I can test with .fpu vfpv2, though this is not quick (compilation and moving between VMs takes substantial time).

lib/xray/xray_arm.cc
2

Sorry, I'm not that good with the lingo. What is the meaning of this comment?

armv6t2 shouldn't work because MOVW and MOVT instructions are available only since armv7.

Movw/Movt are Thumb2 instructions and were introduced in ARMv6T2.

I can test with .fpu vfpv2, though this is not quick (compilation and moving between VMs takes substantial time).

I'm not worried about the assembly code working on v6T2 or VFPv2, I'm worried about the toolchain coping with the options.
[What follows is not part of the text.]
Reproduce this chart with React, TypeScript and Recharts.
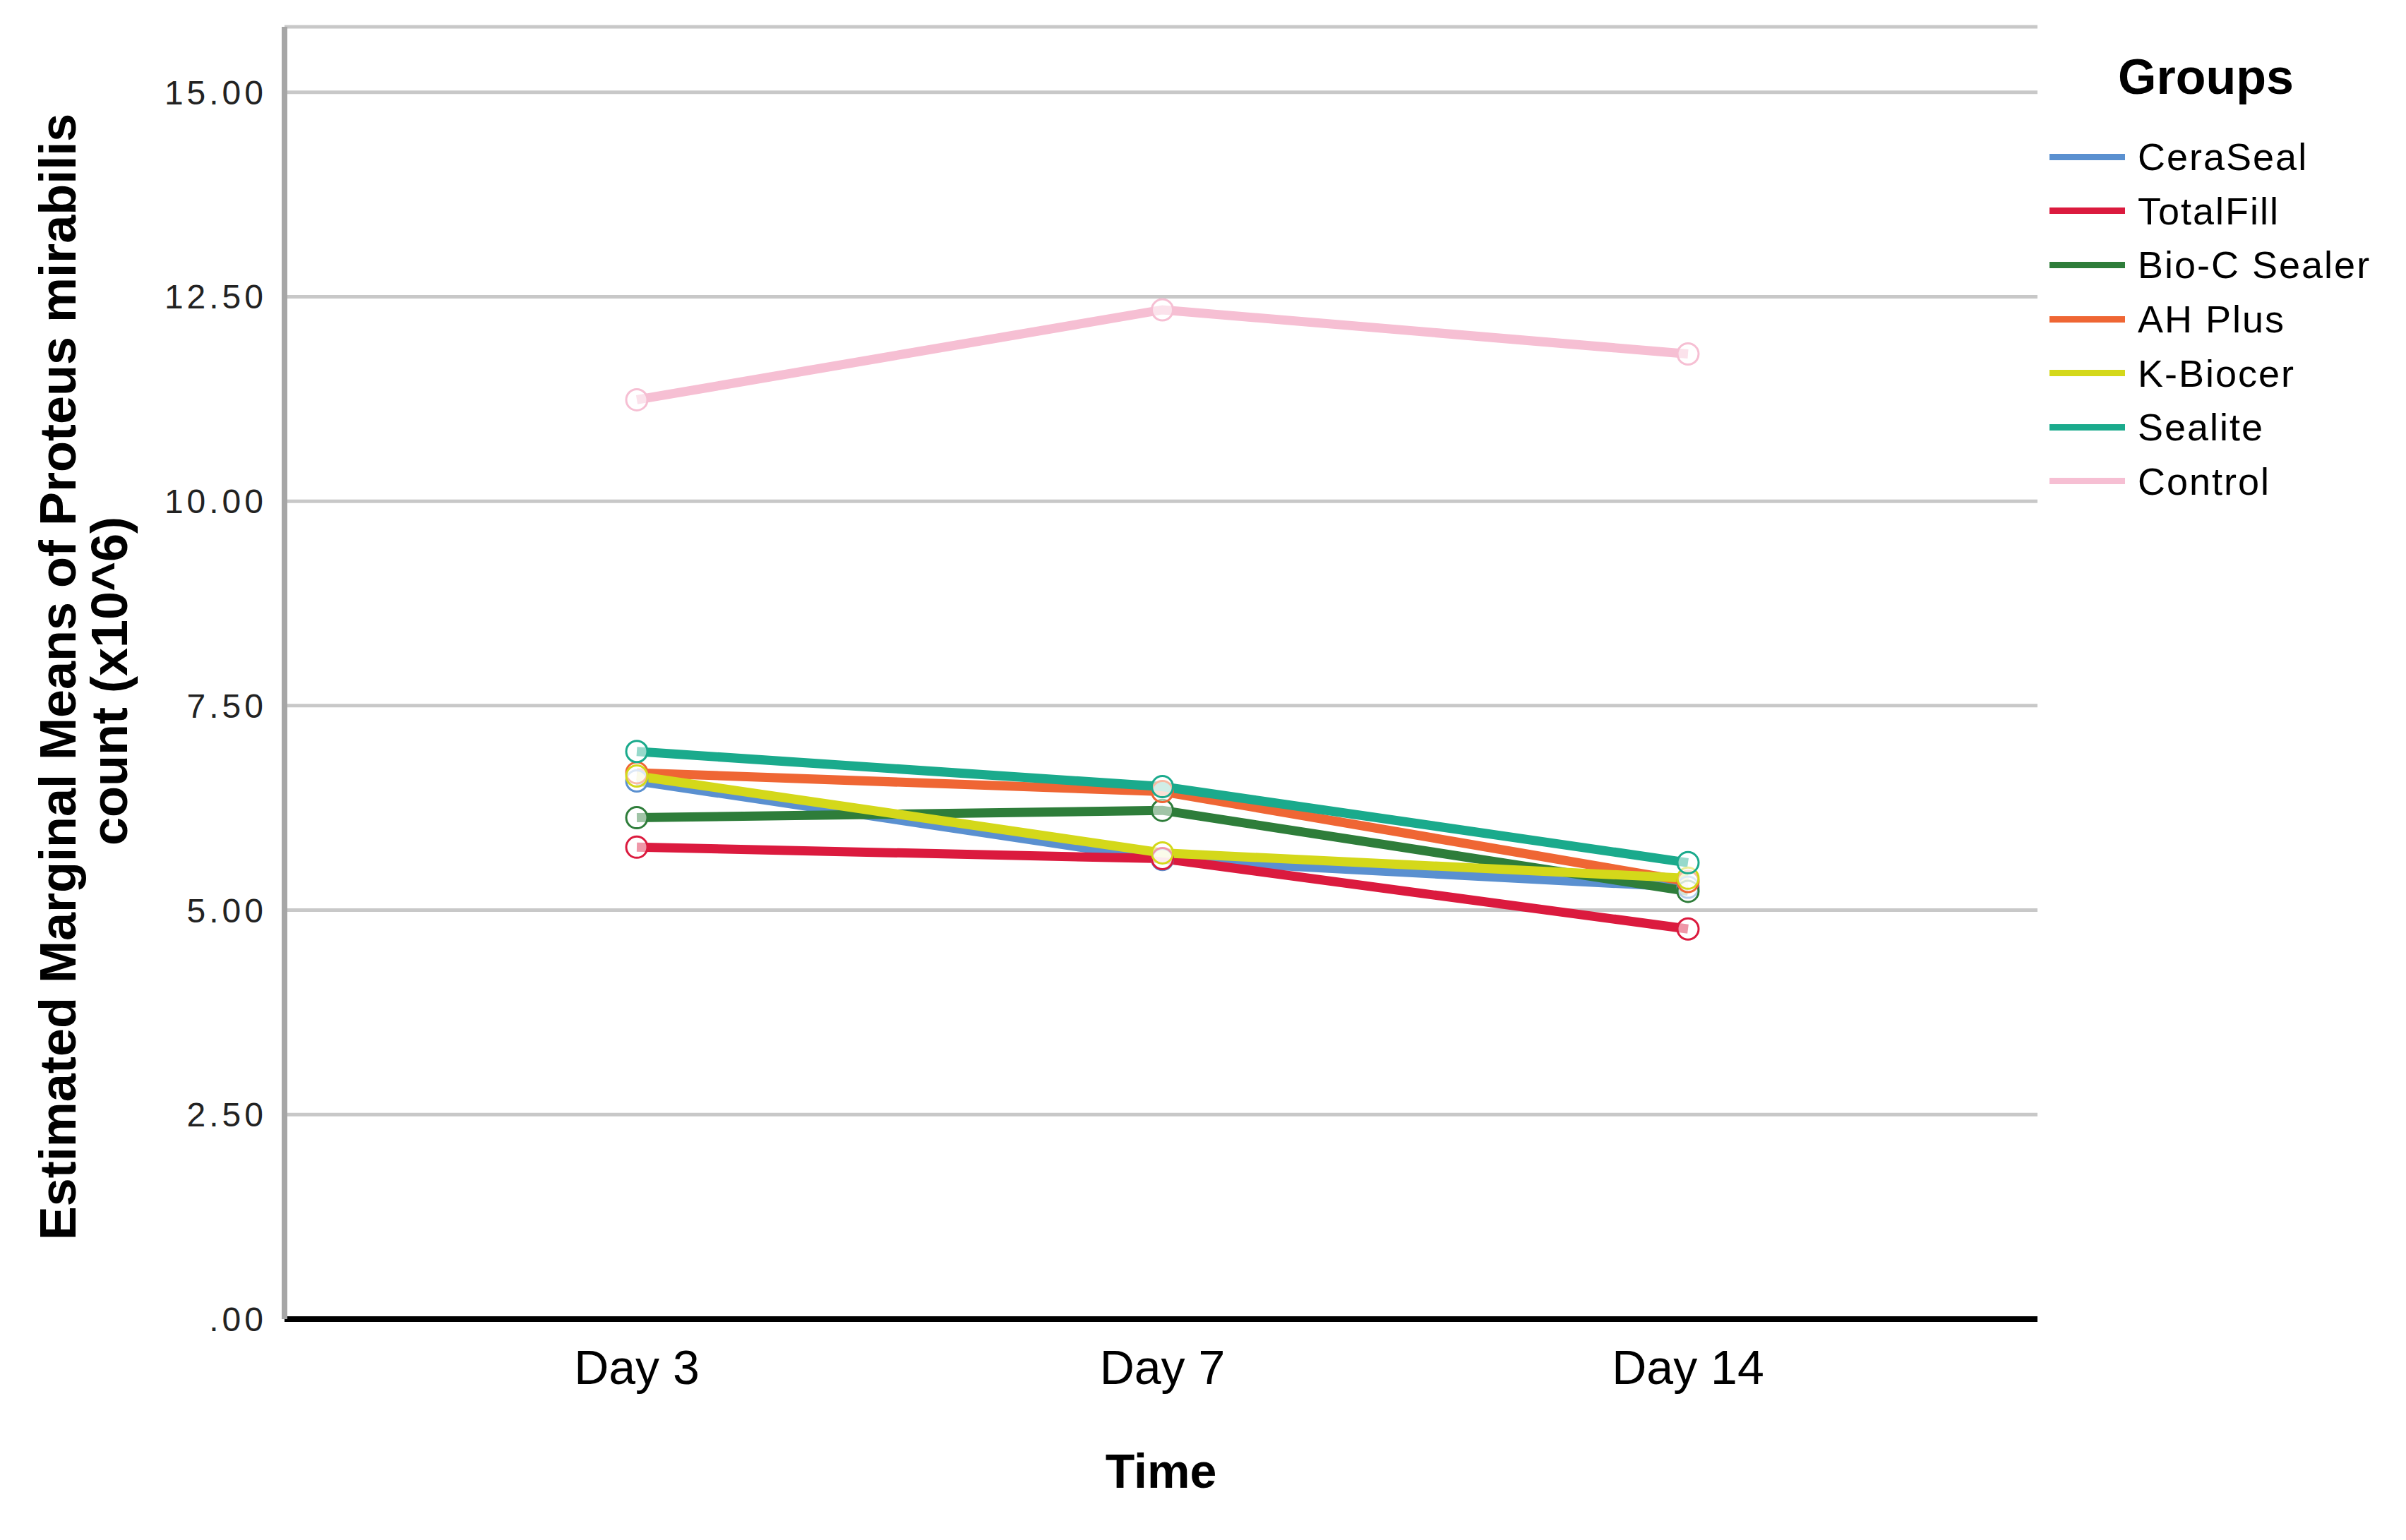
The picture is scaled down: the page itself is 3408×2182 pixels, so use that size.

You just need to get the complete command line with a recent enough cross-toolchain (4.8+) and try on the resulting file.

cheers,
--renato

PS: You should really get the ARM ARMs: http://llvm.org/docs/CompilerWriterInfo.html

lib/xray/xray_arm.cc
2

It means the name on the comment is wrong and you have to *replace* (s///) with the right one.
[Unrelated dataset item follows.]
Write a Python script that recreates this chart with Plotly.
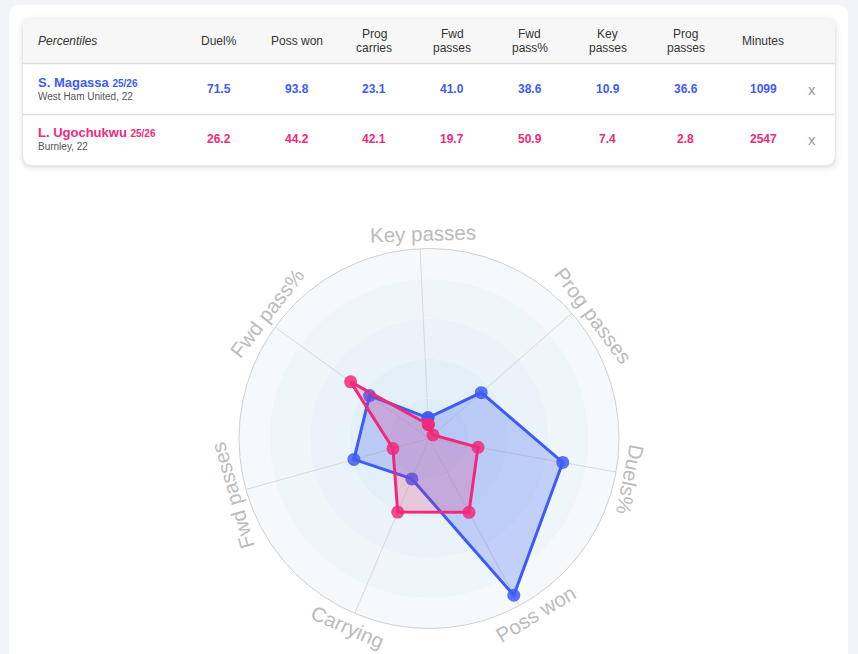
import math
import plotly.graph_objects as go

W, H = 858, 654

# ---------------- data ----------------
table_headers = ["Duel%", "Poss won", "Prog<br>carries", "Fwd<br>passes", "Fwd<br>pass%",
                 "Key<br>passes", "Prog<br>passes", "Minutes"]
player_names = ["S. Magassa", "L. Ugochukwu"]
player_seasons = ["25/26", "25/26"]
player_clubs = ["West Ham United, 22", "Burnley, 22"]
magassa_values = [71.5, 93.8, 23.1, 41.0, 38.6, 10.9, 36.6]
ugochukwu_values = [26.2, 44.2, 42.1, 19.7, 50.9, 7.4, 2.8]
player_minutes = [1099, 2547]

radar_labels = ["Key passes", "Prog passes", "Duels%", "Poss won", "Carrying", "Fwd passes", "Fwd pass%"]
# index of each radar axis in the table value lists
radar_index = [5, 6, 0, 1, 2, 3, 4]
radial_max = 100
band_edges = [0, 21, 42, 63, 84, 100]

# ---------------- styles ----------------
BLUE = "#3d5cf5"
PINK = "#f0297a"
colors = [BLUE, PINK]
fills = ["rgba(61,92,245,0.25)", "rgba(240,41,122,0.2)"]
band_colors = ["#dfedf6", "#e4f0f7", "#e9f3f9", "#eff6fa", "#f5f9fc"]
label_nudge = [1, 4.5, 1.5, -3, 0.5, -0.5, 2]  # small angular offsets of the axis titles
FONT = "Liberation Sans, Arial, sans-serif"

# polar geometry (pixels)
CX, CY, RAD = 429, 438.5, 190
ROT = 92.7
n = len(radar_labels)
angles = [i * 360 / n for i in range(n)]


def px(x):
    return x / W


def py(y):
    return 1 - y / H


def rrect(x0, y0, x1, y1, r, top_only=False):
    rb = 0 if top_only else r
    pts = [
        f"M{px(x0 + r)},{py(y0)}", f"L{px(x1 - r)},{py(y0)}",
        f"Q{px(x1)},{py(y0)} {px(x1)},{py(y0 + r)}",
        f"L{px(x1)},{py(y1 - rb)}",
        f"Q{px(x1)},{py(y1)} {px(x1 - rb)},{py(y1)}",
        f"L{px(x0 + rb)},{py(y1)}",
        f"Q{px(x0)},{py(y1)} {px(x0)},{py(y1 - rb)}",
        f"L{px(x0)},{py(y0 + r)}",
        f"Q{px(x0)},{py(y0)} {px(x0 + r)},{py(y0)}", "Z"]
    return " ".join(pts)


fig = go.Figure()

# background bands
for i in range(len(band_edges) - 1):
    fig.add_trace(go.Barpolar(
        r=[band_edges[i + 1] - band_edges[i]], base=[band_edges[i]], theta=[0], width=[360],
        marker=dict(color=band_colors[i], line=dict(width=0)), hoverinfo="skip", showlegend=False))

# spokes
spoke_r, spoke_t = [], []
for a in angles:
    spoke_r += [0, radial_max, None]
    spoke_t += [a, a, None]
fig.add_trace(go.Scatterpolar(r=spoke_r, theta=spoke_t, mode="lines",
                              line=dict(color="#d8d8d8", width=1), hoverinfo="skip",
                              showlegend=False, connectgaps=False))

# players
for vals, col, fc, name in zip([magassa_values, ugochukwu_values], colors, fills, player_names):
    rv = [vals[k] for k in radar_index]
    fig.add_trace(go.Scatterpolar(
        r=rv + [rv[0]], theta=angles + [angles[0]], mode="lines+markers", fill="toself",
        fillcolor=fc, line=dict(color=col, width=3),
        marker=dict(size=13, color=col, opacity=0.85), name=name, showlegend=False))

fig.update_layout(
    width=W, height=H, autosize=False,
    margin=dict(l=0, r=0, t=0, b=0),
    paper_bgcolor="#f3f4f8",
    showlegend=False,
    polar=dict(
        domain=dict(x=[px(CX - RAD), px(CX + RAD)], y=[py(CY + RAD), py(CY - RAD)]),
        bgcolor="rgba(0,0,0,0)",
        radialaxis=dict(range=[0, radial_max], visible=False),
        angularaxis=dict(direction="clockwise", rotation=ROT, tickvals=angles,
                         showticklabels=False, ticks="", showgrid=False,
                         showline=True, linecolor="#cfcfcf", linewidth=1),
        barmode="overlay",
    ),
)

shapes = []
# outer white card
shapes.append(dict(type="path", path=rrect(9.5, 5, 848, 720, 10), fillcolor="white",
                   line=dict(width=0), layer="below", xref="paper", yref="paper"))
# table card shadow
for grow, op in [(6, 0.012), (4, 0.018), (2, 0.025), (1, 0.035)]:
    shapes.append(dict(type="path", path=rrect(23 - grow, 19 - grow + 1.5, 835 + grow, 165 + grow + 1.5, 10 + grow),
                       fillcolor=f"rgba(0,0,0,{op})", line=dict(width=0), layer="below",
                       xref="paper", yref="paper"))
shapes.append(dict(type="path", path=rrect(23, 19, 835, 165, 10), fillcolor="white",
                   line=dict(width=0), layer="below", xref="paper", yref="paper"))
shapes.append(dict(type="path", path=rrect(23, 19, 835, 63.5, 10, top_only=True), fillcolor="#f7f7f7",
                   line=dict(width=0), layer="below", xref="paper", yref="paper"))
for yl in [63.5, 114.5]:
    shapes.append(dict(type="line", x0=px(23), x1=px(835), y0=py(yl), y1=py(yl),
                       line=dict(color="#dddddd", width=1.5), xref="paper", yref="paper", layer="below"))
fig.update_layout(shapes=shapes)

ann = []


def add_text(x, y, text, size, color, xanchor="center", angle=0):
    ann.append(dict(x=px(x), y=py(y), xref="paper", yref="paper", text=text, showarrow=False,
                    xanchor=xanchor, yanchor="middle", textangle=angle,
                    font=dict(family=FONT, size=size, color=color)))


# header
add_text(36, 40.7, "<i>Percentiles</i>", 12, "#333333", xanchor="left")
col_x = [218.7 + 77.8 * i for i in range(len(table_headers))]
for x, h in zip(col_x, table_headers):
    parts = h.split("<br>")
    if len(parts) == 1:
        add_text(x, 40.7, parts[0], 12, "#333333")
    else:
        add_text(x, 34, parts[0], 12, "#333333")
        add_text(x, 47.7, parts[1], 12, "#333333")

# rows
row_y = [89, 139]
all_vals = [magassa_values, ugochukwu_values]
for r in range(2):
    y = row_y[r]
    add_text(36, y - 6.5, f"<b>{player_names[r]}</b> <span style='font-size:10px'><b>{player_seasons[r]}</b></span>",
             13, colors[r], xanchor="left")
    add_text(36, y + 7.7, player_clubs[r], 10, "#555555", xanchor="left")
    for x, v in zip(col_x, all_vals[r]):
        add_text(x, y, f"<b>{v:.1f}</b>", 12, colors[r])
    add_text(col_x[-1], y, f"<b>{player_minutes[r]}</b>", 12, colors[r])
    add_text(812, y + 0.5, "x", 15, "#999999")

# radar labels (tangential)
LR = 205
for a, lab, nd in zip(angles, radar_labels, label_nudge):
    th = (a + (90 - ROT) + nd) % 360  # clockwise from north
    x = CX + LR * math.sin(math.radians(th))
    y = CY - LR * math.cos(math.radians(th))
    rot = th if th <= 180 else th - 360
    if 110 < th < 250:
        rot = th - 180
    add_text(x, y, lab, 20.5, "#bbbbbb", angle=rot)

fig.update_layout(annotations=ann)
fig.write_html("out.html")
You're calling it xray_arm.cc but has xray_arm.cpp in the header.

I've tested

.arch armv6t2
.fpu vfpv2

with Clang cross-compiling from x86_64-Windows to ARM-Linux and Thumb-Linux, and GCC cross-compiling from x86_64-Ubuntu to ARM-Linux and Thumb-Linux. No compile errors so far.

lib/xray/xray_arm.cc
2

I just did it by example. Ok, I'm fixing the comment

rSerge updated this revision to Diff 71865.Sep 19 2016, 12:08 PM
rSerge edited edge metadata.

Implemented the changes requested in the code review comments.

I've tested

.arch armv6t2
.fpu vfpv2

with Clang cross-compiling from x86_64-Windows to ARM-Linux and Thumb-Linux, and GCC cross-compiling from x86_64-Ubuntu to ARM-Linux and Thumb-Linux. No compile errors so far.
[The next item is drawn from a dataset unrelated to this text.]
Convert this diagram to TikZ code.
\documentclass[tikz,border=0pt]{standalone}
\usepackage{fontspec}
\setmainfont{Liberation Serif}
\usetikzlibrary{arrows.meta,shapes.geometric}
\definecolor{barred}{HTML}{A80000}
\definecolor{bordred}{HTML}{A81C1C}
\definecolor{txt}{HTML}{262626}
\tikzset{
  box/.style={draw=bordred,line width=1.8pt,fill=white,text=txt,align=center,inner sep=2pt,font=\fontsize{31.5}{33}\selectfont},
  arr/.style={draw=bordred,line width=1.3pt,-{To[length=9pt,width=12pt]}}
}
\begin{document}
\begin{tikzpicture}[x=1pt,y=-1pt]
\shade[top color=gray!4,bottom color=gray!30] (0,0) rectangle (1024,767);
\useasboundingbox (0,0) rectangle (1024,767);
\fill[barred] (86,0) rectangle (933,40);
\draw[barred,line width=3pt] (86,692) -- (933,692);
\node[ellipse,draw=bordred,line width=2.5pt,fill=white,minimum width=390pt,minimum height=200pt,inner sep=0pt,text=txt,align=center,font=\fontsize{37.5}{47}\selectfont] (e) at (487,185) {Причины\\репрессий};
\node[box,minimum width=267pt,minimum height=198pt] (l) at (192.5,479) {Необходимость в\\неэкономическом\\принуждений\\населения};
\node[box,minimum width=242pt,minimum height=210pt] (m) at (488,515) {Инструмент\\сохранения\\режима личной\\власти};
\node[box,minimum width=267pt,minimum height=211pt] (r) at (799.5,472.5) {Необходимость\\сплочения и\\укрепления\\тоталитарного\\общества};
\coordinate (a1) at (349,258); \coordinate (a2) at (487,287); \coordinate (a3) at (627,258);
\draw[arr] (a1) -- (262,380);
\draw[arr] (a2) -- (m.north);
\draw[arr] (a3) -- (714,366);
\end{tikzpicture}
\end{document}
Sorry, I wasn't clear. These two lines should work on any toolchain, my point is if that makes it break with your gnu toolchain because of the same issue (minimal ISA support assumed) in *conjunction* with the rest of the code.

I've tested

.arch armv6t2
.fpu vfpv2

with Clang cross-compiling from x86_64-Windows to ARM-Linux and Thumb-Linux, and GCC cross-compiling from x86_64-Ubuntu to ARM-Linux and Thumb-Linux. No compile errors so far.

Sorry, I wasn't clear. These two lines should work on any toolchain, my point is if that makes it break with your gnu toolchain because of the same issue (minimal ISA support assumed) in *conjunction* with the rest of the code.

That error doesn't seem to happen, at least with the toolchains I've tested.

That error doesn't seem to happen, at least with the toolchains I've tested.

Perfect, let's try again. :)

@dberris, you have already committed the other two patches again, right? Would you do the honours?

That error doesn't seem to happen, at least with the toolchains I've tested.

Perfect, let's try again. :)

@dberris, you have already committed the other two patches again, right? Would you do the honours?

Yep -- this one's the last piece. Happy to land now. :)

This revision was automatically updated to reflect the committed changes.